As a species, we humans are decidedly a mixed bag. Interactions with other people elicit emotions ranging from rage to indifference to joy. For most of us, the frustration inherent in everyday communication can be looked upon as a minor irritant – the cost of doing business. For other people, those annoyances are deal breakers. They see other humans as means to an end at best and as ubiquitous obstacles at worst and figure “What’s the point?” Human connection for its own sake is not seen as intrinsically rewarding and, as a consequence, is not actively pursued.

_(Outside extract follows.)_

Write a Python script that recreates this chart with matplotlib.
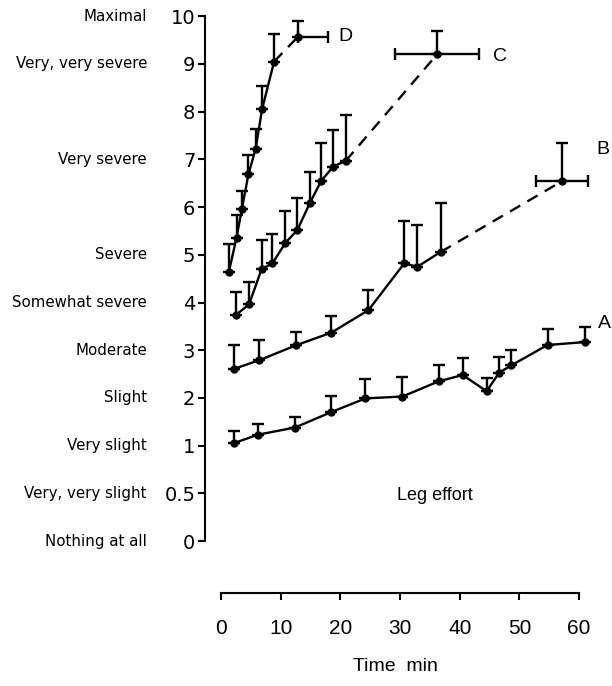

We run social skills groups with kids and adolescents, many of whom struggle in the realm of social interaction. Among our group members, there’s as much variation in the value placed on social connection as there is among society at large. When parents ask their kids what they like about being in one of our groups, most of our younger kids point to the activities we do and being able to run around in a gym with counselors who understand them. As they get older, they begin to develop an understanding of their experience that suggests a greater appreciation of the abstract. They enjoy being part of a community in which they’re not seen as being “the hyper kid” or as “the quirky kid” because the other kids are just like them. For these older children and adolescents, the fact that they can share their time with others who share similar issues, interests, perceptions, and values is at least as important to their happiness as any activity they happen to share together. Connection, in and of itself, is the important thing.
There are exceptions. Every once in awhile, we take our groups on excursions outside the comfort of our gym to a nearby restaurant. It’s interesting to see the way kids respond when they’re placed in different settings. Some of them warm to the occasion and enjoy the chance to chat or just hang out with their fellow group members in a new environment. Other kids are reluctant to come along on these outings and their tendency to stay on the periphery is reflects this discomfort. Sometimes, it’s a matter of anxiety but for some other kids, they just don’t see the point. Why would we just want to hang out? When do the activities start?

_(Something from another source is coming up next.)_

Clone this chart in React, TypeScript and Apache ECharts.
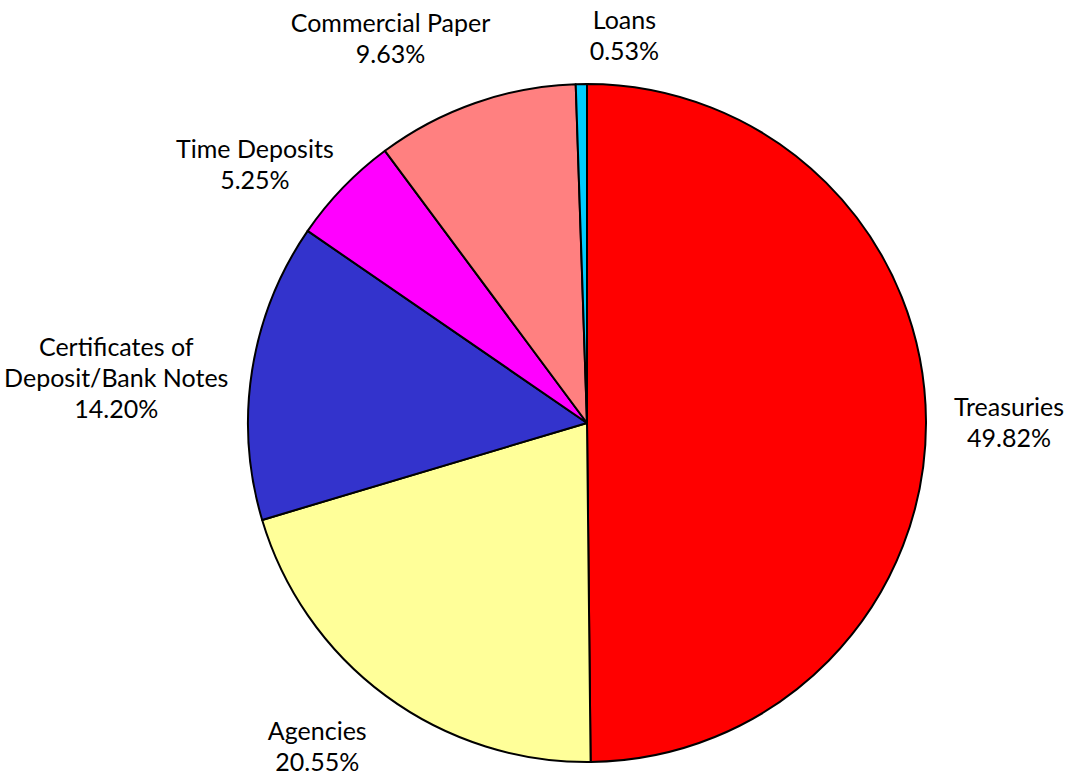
import React, { useEffect, useRef } from "react";
import * as echarts from "echarts";

const categories = [
  "Treasuries",
  "Agencies",
  "Certificates of\nDeposit/Bank Notes",
  "Time Deposits",
  "Commercial Paper",
  "Loans",
];
const shares = [49.82, 20.55, 14.2, 5.25, 9.63, 0.53];
const colors = ["#FF0000", "#FFFF99", "#3333CC", "#FF00FF", "#FF8080", "#00CCFF"];

// small per-label nudges (px) to mimic the original label placement
const labelNudge: [number, number][] = [
  [4, 1],
  [-18, -1],
  [0, 18],
  [8, 22],
  [-42, -12],
  [44, 5],
];

const W = 1070;
const H = 775;
const CX = 587;
const CY = 423;
const R = 339;
const GAP = 24;

export default function App() {
  const ref = useRef<HTMLDivElement>(null);
  useEffect(() => {
    if (!ref.current) return;
    const chart = echarts.init(ref.current, null, { renderer: "svg" });
    const total = shares.reduce((a, b) => a + b, 0);
    const option = {
      animation: false,
      backgroundColor: "#ffffff",
      series: [
        {
          type: "pie",
          center: [CX, CY],
          radius: R,
          startAngle: 90,
          clockwise: true,
          avoidLabelOverlap: false,
          itemStyle: { borderColor: "#000000", borderWidth: 2 },
          label: {
            show: true,
            position: "outside",
            fontFamily: "Lato",
            fontSize: 25,
            lineHeight: 31,
            color: "#000000",
            formatter: (p: any) => `${p.name}\n${shares[p.dataIndex].toFixed(2)}%`,
          },
          labelLine: { show: false },
          labelLayout: (params: any) => {
            const i = params.dataIndex;
            let before = 0;
            for (let k = 0; k < i; k++) before += shares[k];
            const frac = (before + shares[i] / 2) / total;
            const a = frac * Math.PI * 2;
            const dx = Math.sin(a);
            const dy = -Math.cos(a);
            const m = Math.max(Math.abs(dx), Math.abs(dy));
            const w = params.labelRect.width;
            const h = params.labelRect.height;
            const x = CX + (R + GAP) * dx + (dx / m) * (w / 2) + labelNudge[i][0];
            const y = CY + (R + GAP) * dy + (dy / m) * (h / 2) + labelNudge[i][1];
            return { x, y, align: "center", verticalAlign: "middle" };
          },
          data: categories.map((name, i) => ({
            name,
            value: shares[i],
            itemStyle: { color: colors[i] },
          })),
        },
      ],
    };
    chart.setOption(option as any);
    return () => chart.dispose();
  }, []);
  return (
    <div
      ref={ref}
      style={{ position: "fixed", left: 0, top: 0, width: W, height: H }}
    />
  );
}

When kids see the world this way, it’s impossible to actively teach them that social interaction is an inherently worthwhile or valuable pursuit. Regardless of whether this worldview stems from an issue of development or temperament, trying to push them towards a greater appreciation of just being with people is likely to come across as nagging and will probably wind up being counterproductive. The best we can do is to craft a milieu in which shared participation in activities is as easy and enjoyable as possible, with the hope that social interaction becomes more enticing or manageable over time. Yes, it’s important for kids to develop a minimum level of social competence but it’s equally important for adults to help them get there without being judgmental or unrealistic in their expectations.
In late September, I attended Rosh Hashanah services at my temple. Rosh Hashanah, the Jewish New Year, and Yom Kippur, the day of atonement which follows a week later, make up the high holidays – two of the most important of the year. Both holidays emphasize self-reflection. We look to identify ways in which we’ve missed the mark as individuals over the past year, and we consider how we might become better people during the upcoming year. It’s a time of new beginnings and renewal. During the Rosh Hashanah service, I came across a silent meditation in our prayer book that read:
“May we find life so precious that we cannot but share it with the other.”
It’s a beautiful wish for the new year and, as I read it, I thought of the kids I’ve known who didn’t see the point in “just hanging out.” Social interaction is messy, complicated, and often maddening. But it’s also the source of tremendous joy and gratification. May you all find life so precious!